═══ COLLECTED MATERIAL ═══

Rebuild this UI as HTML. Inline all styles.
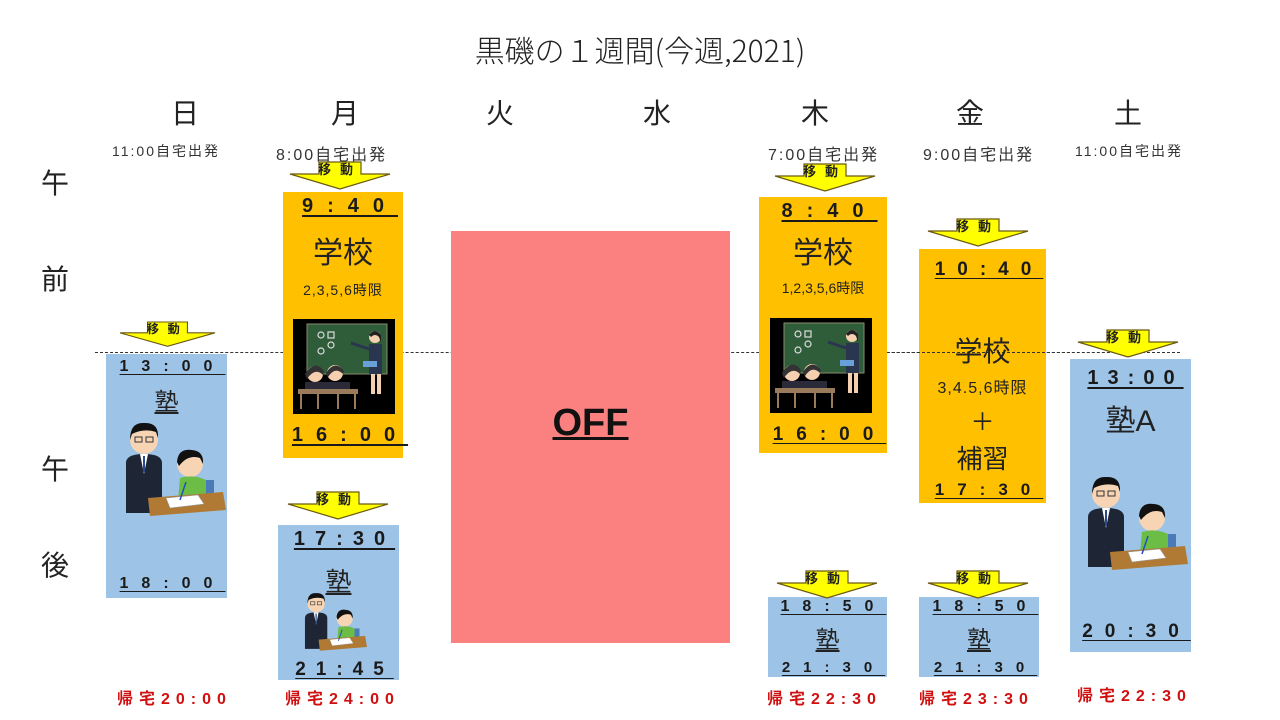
<!DOCTYPE html>
<html><head><meta charset="utf-8"><style>
body{margin:0;background:#fff;}
#c{position:relative;width:1280px;height:720px;overflow:hidden;font-family:"Liberation Sans","Noto Sans CJK JP",sans-serif;color:#222;}
.a{position:absolute;}
.t{position:absolute;text-align:center;white-space:nowrap;}
.tm{position:absolute;text-align:center;white-space:nowrap;font-weight:bold;font-size:18px;letter-spacing:9px;text-decoration:underline;text-underline-offset:3px;color:#1a1a1a;}
.bl{position:absolute;background:#9dc3e6;}
.or{position:absolute;background:#ffc000;}
.red{position:absolute;color:#d01010;font-weight:bold;font-size:16px;letter-spacing:6px;white-space:nowrap;}
.dep{position:absolute;font-size:15px;color:#333;white-space:nowrap;letter-spacing:2px;}
</style></head><body><div id="c">

<div class="t" style="left:0;width:1280px;top:27px;font-size:30px;color:#222;font-family:'Noto Sans CJK JP','Liberation Sans',sans-serif;font-weight:300;">黒磯の１週間(今週,2021)</div>

<div class="t" style="left:165px;width:40px;top:92px;font-size:28px;">日</div>
<div class="t" style="left:325px;width:40px;top:92px;font-size:28px;">月</div>
<div class="t" style="left:480px;width:40px;top:92px;font-size:28px;">火</div>
<div class="t" style="left:637px;width:40px;top:92px;font-size:28px;">水</div>
<div class="t" style="left:795px;width:40px;top:92px;font-size:28px;">木</div>
<div class="t" style="left:950px;width:40px;top:92px;font-size:28px;">金</div>
<div class="t" style="left:1108px;width:40px;top:92px;font-size:28px;">土</div>

<div class="dep" style="left:112px;top:141px;font-size:14px;">11:00自宅出発</div>
<div class="dep" style="left:276px;top:141px;font-size:16px;">8:00自宅出発</div>
<div class="dep" style="left:768px;top:141px;font-size:16px;">7:00自宅出発</div>
<div class="dep" style="left:923px;top:141px;font-size:16px;">9:00自宅出発</div>
<div class="dep" style="left:1075px;top:141px;font-size:14px;">11:00自宅出発</div>

<div class="t" style="left:38px;width:34px;top:162px;font-size:28px;">午</div>
<div class="t" style="left:38px;width:34px;top:258px;font-size:28px;">前</div>
<div class="t" style="left:38px;width:34px;top:448px;font-size:28px;">午</div>
<div class="t" style="left:38px;width:34px;top:544px;font-size:28px;">後</div>

<!-- dashed line (under boxes) -->
<div class="a" style="left:95px;top:352px;width:1085px;border-top:1px dashed #333;"></div>

<!-- boxes -->
<div class="bl" style="left:106px;top:354px;width:121px;height:244px;"></div>
<div class="or" style="left:283px;top:192px;width:120px;height:266px;"></div>
<div class="bl" style="left:278px;top:525px;width:121px;height:155px;"></div>
<div class="a" style="left:451px;top:231px;width:279px;height:412px;background:#fb8080;"></div>
<div class="or" style="left:759px;top:197px;width:128px;height:256px;"></div>
<div class="or" style="left:919px;top:249px;width:127px;height:254px;"></div>
<div class="bl" style="left:1070px;top:359px;width:121px;height:293px;"></div>
<div class="bl" style="left:768px;top:597px;width:119px;height:80px;"></div>
<div class="bl" style="left:919px;top:597px;width:120px;height:80px;"></div>
<div class="a" style="left:887px;top:352px;width:183px;border-top:1px dashed #333;"></div>

<!-- arrows -->
<svg class="a" style="left:0;top:0;" width="1280" height="720">
<defs><g id="ar">
<polygon points="29,0 71,0 71,12 100,12 50,27 0,12 29,12" fill="#ffff00" stroke="#6b5a10" stroke-width="1.2"/>
<text x="50" y="12" font-size="13" font-weight="bold" text-anchor="middle" fill="#222" font-family="Liberation Sans,Noto Sans CJK JP,sans-serif" letter-spacing="9">移動</text>
</g></defs>
<use href="#ar" transform="translate(120,322) scale(0.95,0.9)"/>
<use href="#ar" transform="translate(290,162)"/>
<use href="#ar" transform="translate(288,492)"/>
<use href="#ar" transform="translate(775,164)"/>
<use href="#ar" transform="translate(928,219)"/>
<use href="#ar" transform="translate(1078,330)"/>
<use href="#ar" transform="translate(777,571)"/>
<use href="#ar" transform="translate(928,571)"/>
</svg>

<!-- Sunday -->
<div class="tm" style="left:106px;width:133px;top:358px;font-size:16px;letter-spacing:13px;">13:00</div>
<div class="t" style="left:106px;width:121px;top:382px;font-size:24px;text-decoration:underline;">塾</div>
<div class="tm" style="left:106px;width:133px;top:575px;font-size:16px;letter-spacing:13px;">18:00</div>

<!-- Monday -->
<div class="tm" style="left:283px;width:134px;top:195px;font-size:20px;letter-spacing:14px;">9:40</div>
<div class="t" style="left:283px;width:120px;top:228px;font-size:30px;">学校</div>
<div class="t" style="left:283px;width:120px;top:280px;font-size:14px;letter-spacing:1px;">2,3,5,6時限</div>
<div class="tm" style="left:283px;width:134px;top:424px;font-size:20px;letter-spacing:13px;">16:00</div>
<div class="tm" style="left:278px;width:133px;top:528px;font-size:20px;letter-spacing:10px;">17:30</div>
<div class="t" style="left:278px;width:121px;top:562px;font-size:26px;text-decoration:underline;">塾</div>
<div class="tm" style="left:278px;width:133px;top:659px;font-size:19px;letter-spacing:10px;">21:45</div>

<!-- OFF -->
<div class="t" style="left:451px;width:279px;top:402px;font-size:38px;font-weight:bold;color:#111;text-decoration:underline;">OFF</div>

<!-- Thursday -->
<div class="tm" style="left:759px;width:141px;top:200px;font-size:20px;letter-spacing:14px;">8:40</div>
<div class="t" style="left:759px;width:128px;top:228px;font-size:30px;">学校</div>
<div class="t" style="left:759px;width:128px;top:278px;font-size:14px;">1,2,3,5,6時限</div>
<div class="tm" style="left:759px;width:141px;top:424px;font-size:19px;letter-spacing:13px;">16:00</div>
<div class="tm" style="left:768px;width:131px;top:598px;font-size:16px;letter-spacing:13px;">18:50</div>
<div class="t" style="left:768px;width:119px;top:620px;font-size:24px;text-decoration:underline;">塾</div>
<div class="tm" style="left:768px;width:131px;top:659px;font-size:15px;letter-spacing:13px;">21:30</div>

<!-- Friday -->
<div class="tm" style="left:919px;width:140px;top:259px;font-size:19px;letter-spacing:12px;">10:40</div>
<div class="t" style="left:919px;width:127px;top:330px;font-size:28px;">学校</div>
<div class="t" style="left:919px;width:127px;top:374px;font-size:16px;letter-spacing:1px;">3,4.5,6時限</div>
<div class="t" style="left:919px;width:127px;top:402px;font-size:24px;">＋</div>
<div class="t" style="left:919px;width:127px;top:439px;font-size:26px;">補習</div>
<div class="tm" style="left:919px;width:140px;top:480px;font-size:17px;letter-spacing:13px;">17:30</div>
<div class="tm" style="left:919px;width:133px;top:598px;font-size:16px;letter-spacing:13px;">18:50</div>
<div class="t" style="left:919px;width:120px;top:620px;font-size:24px;text-decoration:underline;">塾</div>
<div class="tm" style="left:919px;width:133px;top:659px;font-size:15px;letter-spacing:13px;">21:30</div>

<!-- Saturday -->
<div class="tm" style="left:1070px;width:131px;top:367px;font-size:20px;letter-spacing:9px;">13:00</div>
<div class="t" style="left:1070px;width:121px;top:396px;font-size:30px;">塾A</div>
<div class="tm" style="left:1070px;width:133px;top:621px;font-size:19px;letter-spacing:12px;">20:30</div>

<!-- returns -->
<div class="red" style="left:117px;top:685px;">帰宅20:00</div>
<div class="red" style="left:285px;top:685px;">帰宅24:00</div>
<div class="red" style="left:767px;top:685px;">帰宅22:30</div>
<div class="red" style="left:919px;top:685px;">帰宅23:30</div>
<div class="red" style="left:1077px;top:682px;">帰宅22:30</div>

<!-- illustrations -->
<svg class="a" style="left:0;top:0;" width="1280" height="720">
<defs>
<g id="cls">
<rect x="0" y="0" width="102" height="95" fill="#000"/>
<rect x="14" y="5" width="80" height="50" fill="#2f5d3a" stroke="#8a8a6a" stroke-width="1"/>
<g fill="none" stroke="#ddd" stroke-width="1.2">
<circle cx="28" cy="16" r="3"/><rect x="35" y="13" width="6" height="6"/>
<circle cx="28" cy="32" r="3"/><circle cx="38" cy="26" r="3"/>
</g>
<circle cx="82" cy="18" r="6" fill="#f5d0b0"/><path d="M76 16 Q82 8 88 16 L88 24 L86 18 Q82 14 78 18 Z" fill="#222"/>
<rect x="76" y="25" width="13" height="30" fill="#2a3550"/>
<line x1="76" y1="30" x2="58" y2="24" stroke="#2a3550" stroke-width="3"/>
<rect x="70" y="42" width="14" height="6" fill="#6aa0d8"/>
<rect x="78" y="55" width="4" height="20" fill="#f5d0b0"/><rect x="84" y="55" width="4" height="20" fill="#f5d0b0"/>
<circle cx="22" cy="55" r="8" fill="#f5d0b0"/><path d="M12 55 Q22 40 31 52 L30 56 Q22 48 14 60 Z" fill="#333"/>
<circle cx="42" cy="54" r="8" fill="#f5d0b0"/><path d="M33 54 Q42 40 51 52 L50 55 Q42 47 35 58 Z" fill="#333"/>
<rect x="12" y="63" width="45" height="10" fill="#2a2a38"/>
<rect x="5" y="70" width="60" height="5" fill="#9a7a5a"/>
<g stroke="#9a7a5a" stroke-width="2"><line x1="8" y1="75" x2="8" y2="90"/><line x1="25" y1="75" x2="25" y2="90"/><line x1="45" y1="75" x2="45" y2="90"/><line x1="62" y1="75" x2="62" y2="90"/></g>
</g>
<g id="tut">
<circle cx="26" cy="22" r="14" fill="#f7d4b4"/>
<path d="M12 22 Q12 4 26 5 Q41 4 40 20 L38 14 Q26 10 14 16 Z" fill="#111"/>
<rect x="17" y="19" width="7" height="5" fill="none" stroke="#333" stroke-width="1"/><rect x="28" y="19" width="7" height="5" fill="none" stroke="#333" stroke-width="1"/>
<path d="M8 45 Q8 36 26 36 Q44 36 44 45 L44 95 L8 95 Z" fill="#1e2535"/>
<polygon points="22,36 30,36 26,56" fill="#fff"/><line x1="26" y1="38" x2="26" y2="54" stroke="#2a4a8a" stroke-width="2"/>
<circle cx="72" cy="46" r="13" fill="#f7d4b4"/>
<path d="M59 44 Q60 30 74 32 Q86 33 85 46 L82 40 Q70 36 61 48 Z" fill="#111"/>
<path d="M62 60 Q75 56 88 62 L92 82 L60 82 Z" fill="#6cbd45"/>
<rect x="88" y="62" width="8" height="20" fill="#4a7ab8"/>
<polygon points="30,80 105,74 108,92 32,98" fill="#b07a35"/>
<polygon points="48,80 80,77 86,86 52,90" fill="#fff" stroke="#999" stroke-width="0.6"/>
<line x1="62" y1="82" x2="68" y2="64" stroke="#2050c0" stroke-width="1.5"/>
</g>
</defs>
<use href="#cls" transform="translate(293,319)"/>
<use href="#cls" transform="translate(770,318)"/>
<use href="#tut" transform="translate(118,418)"/>
<use href="#tut" transform="translate(1080,472)"/>
<use href="#tut" transform="translate(300,590) scale(0.62)"/>
</svg>

</div></body></html>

═══

PROMPT: From the first line above down to the line with "Sans CJK JP','Liberation", reproduce every line and no others, omitting pictures.

EXPECTED ANSWER:
Rebuild this UI as HTML. Inline all styles.
<!DOCTYPE html>
<html><head><meta charset="utf-8"><style>
body{margin:0;background:#fff;}
#c{position:relative;width:1280px;height:720px;overflow:hidden;font-family:"Liberation Sans","Noto Sans CJK JP",sans-serif;color:#222;}
.a{position:absolute;}
.t{position:absolute;text-align:center;white-space:nowrap;}
.tm{position:absolute;text-align:center;white-space:nowrap;font-weight:bold;font-size:18px;letter-spacing:9px;text-decoration:underline;text-underline-offset:3px;color:#1a1a1a;}
.bl{position:absolute;background:#9dc3e6;}
.or{position:absolute;background:#ffc000;}
.red{position:absolute;color:#d01010;font-weight:bold;font-size:16px;letter-spacing:6px;white-space:nowrap;}
.dep{position:absolute;font-size:15px;color:#333;white-space:nowrap;letter-spacing:2px;}
</style></head><body><div id="c">

<div class="t" style="left:0;width:1280px;top:27px;font-size:30px;color:#222;font-family:'Noto Sans CJK JP','Liberation Sans',sans-serif;font-weight:300;">黒磯の１週間(今週,2021)</div>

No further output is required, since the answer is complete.